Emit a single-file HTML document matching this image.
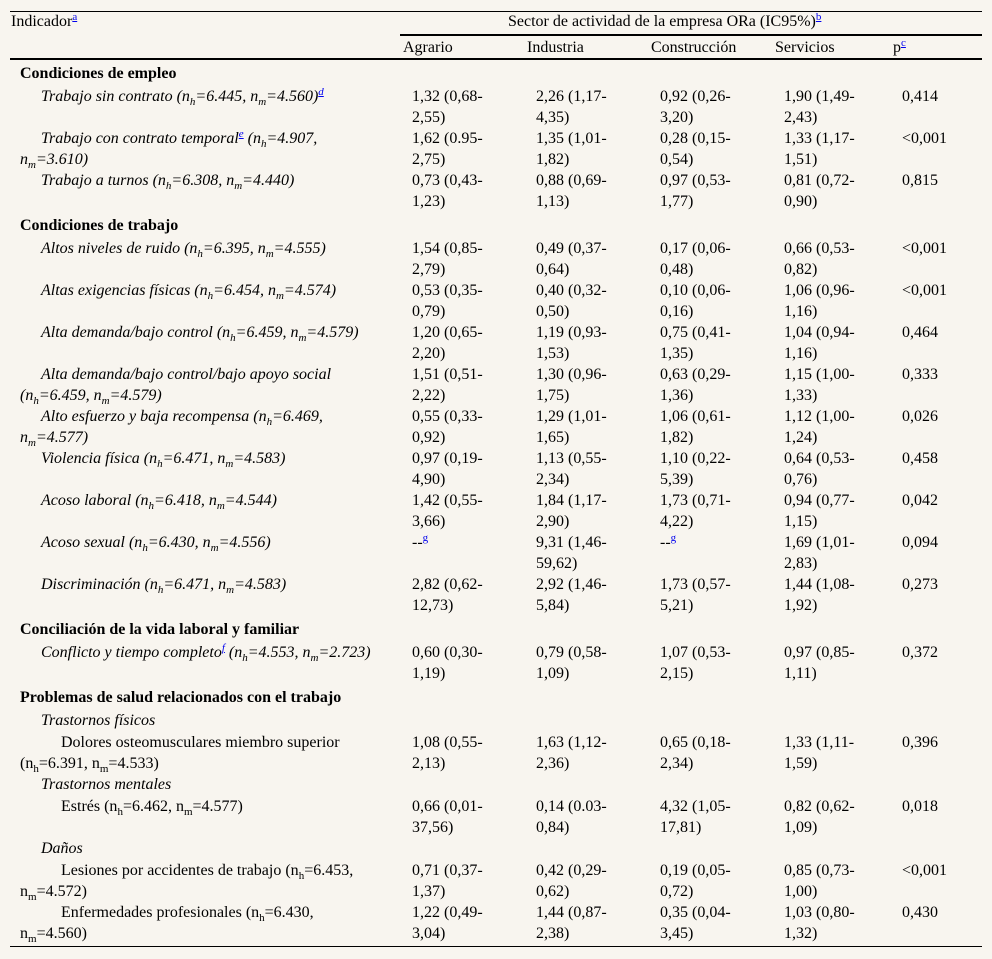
<!DOCTYPE html>
<html><head><meta charset="utf-8">
<style>
html,body{margin:0;padding:0;}
body{width:992px;height:959px;background:#f8f5ef;position:relative;overflow:hidden;font-family:"Liberation Serif",serif;font-size:16px;color:#000;}
.t{position:absolute;white-space:nowrap;line-height:21px;height:21px;}
.h{font-size:16px;}
.b{font-weight:bold;}
.i{font-style:italic;}
sub{font-size:11px;vertical-align:-4px;line-height:0;}
sup{font-size:11px;vertical-align:6px;line-height:0;}
sup a{color:#00e;}
.rule{position:absolute;background:#000;}
</style></head>
<body>
<div class="rule" style="left:10px;top:11px;width:972px;height:1px"></div>
<div class="rule" style="left:400px;top:34px;width:582px;height:2px"></div>
<div class="rule" style="left:10px;top:58px;width:972px;height:2px"></div>
<div class="rule" style="left:10px;top:946px;width:972px;height:1px"></div>
<div class="t h" style="left:11px;top:11px">Indicador<sup><a href="#a">a</a></sup></div>
<div class="t h" style="left:508px;top:11px">Sector de actividad de la empresa ORa (IC95%)<sup><a href="#b">b</a></sup></div>
<div class="t h" style="left:403px;top:37px">Agrario</div>
<div class="t h" style="left:527px;top:37px">Industria</div>
<div class="t h" style="left:651px;top:37px">Construcción</div>
<div class="t h" style="left:775px;top:37px">Servicios</div>
<div class="t h" style="left:893px;top:37px">p<sup><a href="#c">c</a></sup></div>
<script>
const H=(a,b)=>'(n<sub>h</sub>=' + a + ', n<sub>m</sub>=' + b + ')';
const rows=[
 [72,[[20,'Condiciones de empleo','b']],null],
 [95,[[41,'Trabajo sin contrato '+H('6.445','4.560')+'<sup><a href="#d">d</a></sup>','i']],['1,32 (0,68-|2,55)','2,26 (1,17-|4,35)','0,92 (0,26-|3,20)','1,90 (1,49-|2,43)','0,414']],
 [137,[[41,'Trabajo con contrato temporal<sup><a href="#e">e</a></sup> (n<sub>h</sub>=4.907,','i'],[20,'n<sub>m</sub>=3.610)','i']],['1,62 (0.95-|2,75)','1,35 (1,01-|1,82)','0,28 (0,15-|0,54)','1,33 (1,17-|1,51)','<0,001']],
 [179,[[41,'Trabajo a turnos '+H('6.308','4.440'),'i']],['0,73 (0,43-|1,23)','0,88 (0,69-|1,13)','0,97 (0,53-|1,77)','0,81 (0,72-|0,90)','0,815']],
 [224,[[20,'Condiciones de trabajo','b']],null],
 [247,[[41,'Altos niveles de ruido '+H('6.395','4.555'),'i']],['1,54 (0,85-|2,79)','0,49 (0,37-|0,64)','0,17 (0,06-|0,48)','0,66 (0,53-|0,82)','<0,001']],
 [289,[[41,'Altas exigencias físicas '+H('6.454','4.574'),'i']],['0,53 (0,35-|0,79)','0,40 (0,32-|0,50)','0,10 (0,06-|0,16)','1,06 (0,96-|1,16)','<0,001']],
 [331,[[41,'Alta demanda/bajo control '+H('6.459','4.579'),'i']],['1,20 (0,65-|2,20)','1,19 (0,93-|1,53)','0,75 (0,41-|1,35)','1,04 (0,94-|1,16)','0,464']],
 [373,[[41,'Alta demanda/bajo control/bajo apoyo social','i'],[20,H('6.459','4.579'),'i']],['1,51 (0,51-|2,22)','1,30 (0,96-|1,75)','0,63 (0,29-|1,36)','1,15 (1,00-|1,33)','0,333']],
 [415,[[41,'Alto esfuerzo y baja recompensa (n<sub>h</sub>=6.469,','i'],[20,'n<sub>m</sub>=4.577)','i']],['0,55 (0,33-|0,92)','1,29 (1,01-|1,65)','1,06 (0,61-|1,82)','1,12 (1,00-|1,24)','0,026']],
 [457,[[41,'Violencia física '+H('6.471','4.583'),'i']],['0,97 (0,19-|4,90)','1,13 (0,55-|2,34)','1,10 (0,22-|5,39)','0,64 (0,53-|0,76)','0,458']],
 [499,[[41,'Acoso laboral '+H('6.418','4.544'),'i']],['1,42 (0,55-|3,66)','1,84 (1,17-|2,90)','1,73 (0,71-|4,22)','0,94 (0,77-|1,15)','0,042']],
 [541,[[41,'Acoso sexual '+H('6.430','4.556'),'i']],['--<sup><a href="#g">g</a></sup>','9,31 (1,46-|59,62)','--<sup><a href="#g">g</a></sup>','1,69 (1,01-|2,83)','0,094']],
 [583,[[41,'Discriminación '+H('6.471','4.583'),'i']],['2,82 (0,62-|12,73)','2,92 (1,46-|5,84)','1,73 (0,57-|5,21)','1,44 (1,08-|1,92)','0,273']],
 [628,[[20,'Conciliación de la vida laboral y familiar','b']],null],
 [651,[[41,'Conflicto y tiempo completo<sup><a href="#f">f</a></sup> '+H('4.553','2.723'),'i']],['0,60 (0,30-|1,19)','0,79 (0,58-|1,09)','1,07 (0,53-|2,15)','0,97 (0,85-|1,11)','0,372']],
 [696,[[20,'Problemas de salud relacionados con el trabajo','b']],null],
 [719,[[41,'Trastornos físicos','i']],null],
 [741,[[61,'Dolores osteomusculares miembro superior',''],[20,H('6.391','4.533'),'']],['1,08 (0,55-|2,13)','1,63 (1,12-|2,36)','0,65 (0,18-|2,34)','1,33 (1,11-|1,59)','0,396']],
 [783,[[41,'Trastornos mentales','i']],null],
 [805,[[61,'Estrés '+H('6.462','4.577'),'']],['0,66 (0,01-|37,56)','0,14 (0.03-|0,84)','4,32 (1,05-|17,81)','0,82 (0,62-|1,09)','0,018']],
 [847,[[41,'Daños','i']],null],
 [869,[[61,'Lesiones por accidentes de trabajo (n<sub>h</sub>=6.453,',''],[20,'n<sub>m</sub>=4.572)','']],['0,71 (0,37-|1,37)','0,42 (0,29-|0,62)','0,19 (0,05-|0,72)','0,85 (0,73-|1,00)','<0,001']],
 [911,[[61,'Enfermedades profesionales (n<sub>h</sub>=6.430,',''],[20,'n<sub>m</sub>=4.560)','']],['1,22 (0,49-|3,04)','1,44 (0,87-|2,38)','0,35 (0,04-|3,45)','1,03 (0,80-|1,32)','0,430']]
];
const colX=[412,536,660,784,902];
const colNames=['agrario','industria','construccion','servicios','p-value'];
rows.forEach((r,ri)=>{
  r[1].forEach((l,li)=>{
    const d=document.createElement('div');
    d.className='t '+l[2];
    d.style.left=l[0]+'px';
    d.style.top=(r[0]-9+li*21)+'px';
    d.innerHTML=l[1];
    
    
    document.body.appendChild(d);
  });
  if(r[2]) r[2].forEach((v,ci)=>{
    v.split('|').forEach((part,pi)=>{
      const d=document.createElement('div');
      d.className='t';
      d.style.left=colX[ci]+'px';
      d.style.top=(r[0]-9+pi*21)+'px';
      d.innerHTML=part.replace('<0','&lt;0');
      
      
      document.body.appendChild(d);
    });
  });
});
</script>
</body></html>
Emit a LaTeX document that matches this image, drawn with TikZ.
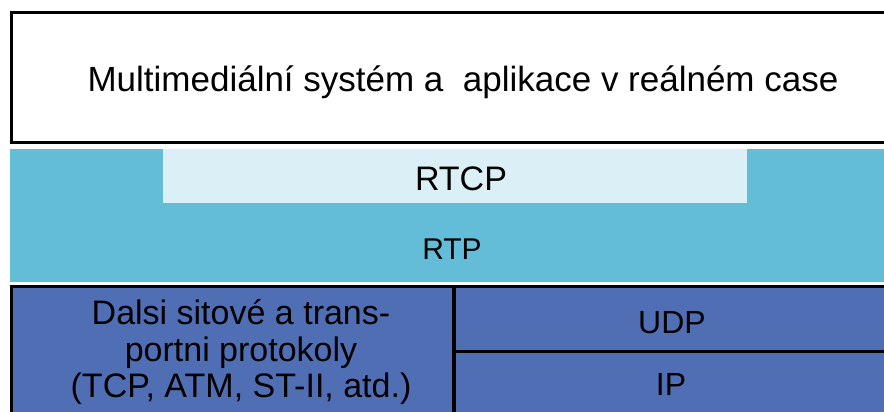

■ What is required: Without the pictures, restate all of the entries above verbatim.

■ Final result:
Emit a single-file HTML document matching this image.
<!DOCTYPE html>
<html><head><meta charset="utf-8">
<style>
html,body{margin:0;padding:0;}
body{width:992px;height:959px;background:#f8f5ef;position:relative;overflow:hidden;font-family:"Liberation Serif",serif;font-size:16px;color:#000;}
.t{position:absolute;white-space:nowrap;line-height:21px;height:21px;}
.h{font-size:16px;}
.b{font-weight:bold;}
.i{font-style:italic;}
sub{font-size:11px;vertical-align:-4px;line-height:0;}
sup{font-size:11px;vertical-align:6px;line-height:0;}
sup a{color:#00e;}
.rule{position:absolute;background:#000;}
</style></head>
<body>
<div class="rule" style="left:10px;top:11px;width:972px;height:1px"></div>
<div class="rule" style="left:400px;top:34px;width:582px;height:2px"></div>
<div class="rule" style="left:10px;top:58px;width:972px;height:2px"></div>
<div class="rule" style="left:10px;top:946px;width:972px;height:1px"></div>
<div class="t h" style="left:11px;top:11px">Indicador<sup><a href="#a">a</a></sup></div>
<div class="t h" style="left:508px;top:11px">Sector de actividad de la empresa ORa (IC95%)<sup><a href="#b">b</a></sup></div>
<div class="t h" style="left:403px;top:37px">Agrario</div>
<div class="t h" style="left:527px;top:37px">Industria</div>
<div class="t h" style="left:651px;top:37px">Construcción</div>
<div class="t h" style="left:775px;top:37px">Servicios</div>
<div class="t h" style="left:893px;top:37px">p<sup><a href="#c">c</a></sup></div>
<script>
const H=(a,b)=>'(n<sub>h</sub>=' + a + ', n<sub>m</sub>=' + b + ')';
const rows=[
 [72,[[20,'Condiciones de empleo','b']],null],
 [95,[[41,'Trabajo sin contrato '+H('6.445','4.560')+'<sup><a href="#d">d</a></sup>','i']],['1,32 (0,68-|2,55)','2,26 (1,17-|4,35)','0,92 (0,26-|3,20)','1,90 (1,49-|2,43)','0,414']],
 [137,[[41,'Trabajo con contrato temporal<sup><a href="#e">e</a></sup> (n<sub>h</sub>=4.907,','i'],[20,'n<sub>m</sub>=3.610)','i']],['1,62 (0.95-|2,75)','1,35 (1,01-|1,82)','0,28 (0,15-|0,54)','1,33 (1,17-|1,51)','<0,001']],
 [179,[[41,'Trabajo a turnos '+H('6.308','4.440'),'i']],['0,73 (0,43-|1,23)','0,88 (0,69-|1,13)','0,97 (0,53-|1,77)','0,81 (0,72-|0,90)','0,815']],
 [224,[[20,'Condiciones de trabajo','b']],null],
 [247,[[41,'Altos niveles de ruido '+H('6.395','4.555'),'i']],['1,54 (0,85-|2,79)','0,49 (0,37-|0,64)','0,17 (0,06-|0,48)','0,66 (0,53-|0,82)','<0,001']],
 [289,[[41,'Altas exigencias físicas '+H('6.454','4.574'),'i']],['0,53 (0,35-|0,79)','0,40 (0,32-|0,50)','0,10 (0,06-|0,16)','1,06 (0,96-|1,16)','<0,001']],
 [331,[[41,'Alta demanda/bajo control '+H('6.459','4.579'),'i']],['1,20 (0,65-|2,20)','1,19 (0,93-|1,53)','0,75 (0,41-|1,35)','1,04 (0,94-|1,16)','0,464']],
 [373,[[41,'Alta demanda/bajo control/bajo apoyo social','i'],[20,H('6.459','4.579'),'i']],['1,51 (0,51-|2,22)','1,30 (0,96-|1,75)','0,63 (0,29-|1,36)','1,15 (1,00-|1,33)','0,333']],
 [415,[[41,'Alto esfuerzo y baja recompensa (n<sub>h</sub>=6.469,','i'],[20,'n<sub>m</sub>=4.577)','i']],['0,55 (0,33-|0,92)','1,29 (1,01-|1,65)','1,06 (0,61-|1,82)','1,12 (1,00-|1,24)','0,026']],
 [457,[[41,'Violencia física '+H('6.471','4.583'),'i']],['0,97 (0,19-|4,90)','1,13 (0,55-|2,34)','1,10 (0,22-|5,39)','0,64 (0,53-|0,76)','0,458']],
 [499,[[41,'Acoso laboral '+H('6.418','4.544'),'i']],['1,42 (0,55-|3,66)','1,84 (1,17-|2,90)','1,73 (0,71-|4,22)','0,94 (0,77-|1,15)','0,042']],
 [541,[[41,'Acoso sexual '+H('6.430','4.556'),'i']],['--<sup><a href="#g">g</a></sup>','9,31 (1,46-|59,62)','--<sup><a href="#g">g</a></sup>','1,69 (1,01-|2,83)','0,094']],
 [583,[[41,'Discriminación '+H('6.471','4.583'),'i']],['2,82 (0,62-|12,73)','2,92 (1,46-|5,84)','1,73 (0,57-|5,21)','1,44 (1,08-|1,92)','0,273']],
 [628,[[20,'Conciliación de la vida laboral y familiar','b']],null],
 [651,[[41,'Conflicto y tiempo completo<sup><a href="#f">f</a></sup> '+H('4.553','2.723'),'i']],['0,60 (0,30-|1,19)','0,79 (0,58-|1,09)','1,07 (0,53-|2,15)','0,97 (0,85-|1,11)','0,372']],
 [696,[[20,'Problemas de salud relacionados con el trabajo','b']],null],
 [719,[[41,'Trastornos físicos','i']],null],
 [741,[[61,'Dolores osteomusculares miembro superior',''],[20,H('6.391','4.533'),'']],['1,08 (0,55-|2,13)','1,63 (1,12-|2,36)','0,65 (0,18-|2,34)','1,33 (1,11-|1,59)','0,396']],
 [783,[[41,'Trastornos mentales','i']],null],
 [805,[[61,'Estrés '+H('6.462','4.577'),'']],['0,66 (0,01-|37,56)','0,14 (0.03-|0,84)','4,32 (1,05-|17,81)','0,82 (0,62-|1,09)','0,018']],
 [847,[[41,'Daños','i']],null],
 [869,[[61,'Lesiones por accidentes de trabajo (n<sub>h</sub>=6.453,',''],[20,'n<sub>m</sub>=4.572)','']],['0,71 (0,37-|1,37)','0,42 (0,29-|0,62)','0,19 (0,05-|0,72)','0,85 (0,73-|1,00)','<0,001']],
 [911,[[61,'Enfermedades profesionales (n<sub>h</sub>=6.430,',''],[20,'n<sub>m</sub>=4.560)','']],['1,22 (0,49-|3,04)','1,44 (0,87-|2,38)','0,35 (0,04-|3,45)','1,03 (0,80-|1,32)','0,430']]
];
const colX=[412,536,660,784,902];
const colNames=['agrario','industria','construccion','servicios','p-value'];
rows.forEach((r,ri)=>{
  r[1].forEach((l,li)=>{
    const d=document.createElement('div');
    d.className='t '+l[2];
    d.style.left=l[0]+'px';
    d.style.top=(r[0]-9+li*21)+'px';
    d.innerHTML=l[1];
    
    
    document.body.appendChild(d);
  });
  if(r[2]) r[2].forEach((v,ci)=>{
    v.split('|').forEach((part,pi)=>{
      const d=document.createElement('div');
      d.className='t';
      d.style.left=colX[ci]+'px';
      d.style.top=(r[0]-9+pi*21)+'px';
      d.innerHTML=part.replace('<0','&lt;0');
      
      
      document.body.appendChild(d);
    });
  });
});
</script>
</body></html>
Emit a LaTeX document that matches this image, drawn with TikZ.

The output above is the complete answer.